§ WHAT YOU ARE ASKED TO DO: Leave the pictures out and retype the lines from the beginning through the line with "const yTicks = [-2000, -1500, -1000, -500, 0, 500, 1000];", both ends included.

§ DATA SEGMENT:

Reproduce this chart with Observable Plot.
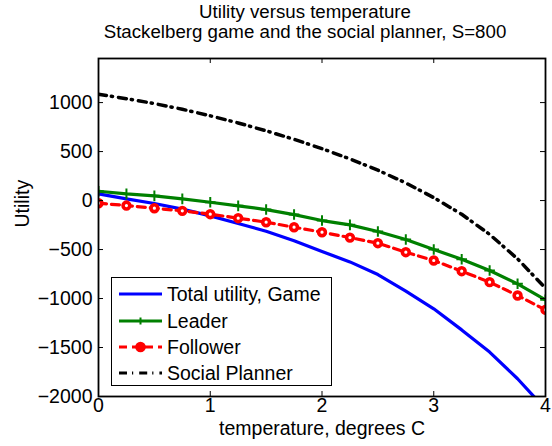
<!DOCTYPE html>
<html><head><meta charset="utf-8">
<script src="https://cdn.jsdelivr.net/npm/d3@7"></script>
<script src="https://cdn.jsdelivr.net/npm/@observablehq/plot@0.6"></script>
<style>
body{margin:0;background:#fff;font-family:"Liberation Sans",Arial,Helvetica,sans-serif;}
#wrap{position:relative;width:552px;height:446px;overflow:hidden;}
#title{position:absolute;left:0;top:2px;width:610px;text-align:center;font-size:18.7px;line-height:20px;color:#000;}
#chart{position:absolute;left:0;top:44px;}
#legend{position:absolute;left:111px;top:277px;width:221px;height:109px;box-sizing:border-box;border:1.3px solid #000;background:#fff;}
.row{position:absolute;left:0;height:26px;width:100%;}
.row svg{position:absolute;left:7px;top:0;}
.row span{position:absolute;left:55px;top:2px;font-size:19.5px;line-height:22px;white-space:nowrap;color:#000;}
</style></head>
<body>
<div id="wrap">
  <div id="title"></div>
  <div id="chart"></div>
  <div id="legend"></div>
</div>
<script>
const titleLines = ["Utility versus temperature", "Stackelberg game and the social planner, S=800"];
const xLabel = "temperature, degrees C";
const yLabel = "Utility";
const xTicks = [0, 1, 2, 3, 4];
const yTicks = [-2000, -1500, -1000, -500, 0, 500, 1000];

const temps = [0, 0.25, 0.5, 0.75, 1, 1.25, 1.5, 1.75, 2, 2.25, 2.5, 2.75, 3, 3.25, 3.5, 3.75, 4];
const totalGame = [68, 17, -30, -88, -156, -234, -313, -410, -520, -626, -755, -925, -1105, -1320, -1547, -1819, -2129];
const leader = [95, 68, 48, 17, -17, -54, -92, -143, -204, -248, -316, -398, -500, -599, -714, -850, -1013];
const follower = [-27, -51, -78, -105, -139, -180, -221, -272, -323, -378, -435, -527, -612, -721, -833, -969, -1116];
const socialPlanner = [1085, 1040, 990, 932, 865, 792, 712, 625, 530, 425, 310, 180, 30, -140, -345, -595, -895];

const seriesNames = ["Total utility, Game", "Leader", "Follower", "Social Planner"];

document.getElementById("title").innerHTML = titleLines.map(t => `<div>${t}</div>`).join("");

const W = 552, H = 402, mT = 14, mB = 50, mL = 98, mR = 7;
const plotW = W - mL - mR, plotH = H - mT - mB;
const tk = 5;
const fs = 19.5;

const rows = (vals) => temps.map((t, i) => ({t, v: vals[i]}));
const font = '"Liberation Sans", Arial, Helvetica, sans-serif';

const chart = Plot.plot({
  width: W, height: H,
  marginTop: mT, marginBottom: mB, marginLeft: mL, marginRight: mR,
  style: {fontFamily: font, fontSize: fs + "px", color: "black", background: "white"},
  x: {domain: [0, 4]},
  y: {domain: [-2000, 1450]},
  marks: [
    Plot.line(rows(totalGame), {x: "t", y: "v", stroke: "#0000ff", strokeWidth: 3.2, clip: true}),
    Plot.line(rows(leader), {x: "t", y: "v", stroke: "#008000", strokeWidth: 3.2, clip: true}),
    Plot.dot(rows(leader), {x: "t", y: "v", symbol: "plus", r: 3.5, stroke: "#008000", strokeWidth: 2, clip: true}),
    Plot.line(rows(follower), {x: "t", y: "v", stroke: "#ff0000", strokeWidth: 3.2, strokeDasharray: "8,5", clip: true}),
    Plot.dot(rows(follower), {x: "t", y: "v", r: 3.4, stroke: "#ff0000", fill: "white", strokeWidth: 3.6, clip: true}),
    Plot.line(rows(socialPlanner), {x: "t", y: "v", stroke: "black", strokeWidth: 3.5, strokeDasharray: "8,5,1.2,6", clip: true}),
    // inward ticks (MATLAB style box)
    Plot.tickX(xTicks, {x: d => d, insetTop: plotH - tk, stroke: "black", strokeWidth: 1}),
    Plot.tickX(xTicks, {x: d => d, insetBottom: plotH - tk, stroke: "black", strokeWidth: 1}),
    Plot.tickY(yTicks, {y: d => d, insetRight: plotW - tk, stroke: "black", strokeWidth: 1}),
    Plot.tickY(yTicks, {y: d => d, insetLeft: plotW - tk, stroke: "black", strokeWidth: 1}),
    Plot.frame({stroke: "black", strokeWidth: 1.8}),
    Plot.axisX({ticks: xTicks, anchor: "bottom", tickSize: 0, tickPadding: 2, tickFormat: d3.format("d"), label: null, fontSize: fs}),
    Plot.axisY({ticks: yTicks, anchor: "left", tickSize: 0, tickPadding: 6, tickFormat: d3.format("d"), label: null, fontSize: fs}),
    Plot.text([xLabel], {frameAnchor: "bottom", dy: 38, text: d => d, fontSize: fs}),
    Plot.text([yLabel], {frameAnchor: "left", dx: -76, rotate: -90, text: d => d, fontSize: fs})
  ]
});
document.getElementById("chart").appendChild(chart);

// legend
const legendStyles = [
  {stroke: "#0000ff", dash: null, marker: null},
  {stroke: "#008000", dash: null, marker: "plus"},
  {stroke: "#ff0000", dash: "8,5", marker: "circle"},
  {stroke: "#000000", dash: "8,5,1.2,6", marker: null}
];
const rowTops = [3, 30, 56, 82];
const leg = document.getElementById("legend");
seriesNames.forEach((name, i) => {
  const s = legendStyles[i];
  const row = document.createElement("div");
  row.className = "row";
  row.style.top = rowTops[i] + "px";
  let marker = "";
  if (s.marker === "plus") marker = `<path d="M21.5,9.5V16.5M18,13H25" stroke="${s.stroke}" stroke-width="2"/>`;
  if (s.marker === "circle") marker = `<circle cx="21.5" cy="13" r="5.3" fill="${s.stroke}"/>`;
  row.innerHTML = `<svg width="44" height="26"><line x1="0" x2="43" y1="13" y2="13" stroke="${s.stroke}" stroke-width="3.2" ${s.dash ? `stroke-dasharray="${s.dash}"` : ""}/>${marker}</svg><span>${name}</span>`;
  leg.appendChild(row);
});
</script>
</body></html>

§ RESPONSE:
Reproduce this chart with Observable Plot.
<!DOCTYPE html>
<html><head><meta charset="utf-8">
<script src="https://cdn.jsdelivr.net/npm/d3@7"></script>
<script src="https://cdn.jsdelivr.net/npm/@observablehq/plot@0.6"></script>
<style>
body{margin:0;background:#fff;font-family:"Liberation Sans",Arial,Helvetica,sans-serif;}
#wrap{position:relative;width:552px;height:446px;overflow:hidden;}
#title{position:absolute;left:0;top:2px;width:610px;text-align:center;font-size:18.7px;line-height:20px;color:#000;}
#chart{position:absolute;left:0;top:44px;}
#legend{position:absolute;left:111px;top:277px;width:221px;height:109px;box-sizing:border-box;border:1.3px solid #000;background:#fff;}
.row{position:absolute;left:0;height:26px;width:100%;}
.row svg{position:absolute;left:7px;top:0;}
.row span{position:absolute;left:55px;top:2px;font-size:19.5px;line-height:22px;white-space:nowrap;color:#000;}
</style></head>
<body>
<div id="wrap">
  <div id="title"></div>
  <div id="chart"></div>
  <div id="legend"></div>
</div>
<script>
const titleLines = ["Utility versus temperature", "Stackelberg game and the social planner, S=800"];
const xLabel = "temperature, degrees C";
const yLabel = "Utility";
const xTicks = [0, 1, 2, 3, 4];
const yTicks = [-2000, -1500, -1000, -500, 0, 500, 1000];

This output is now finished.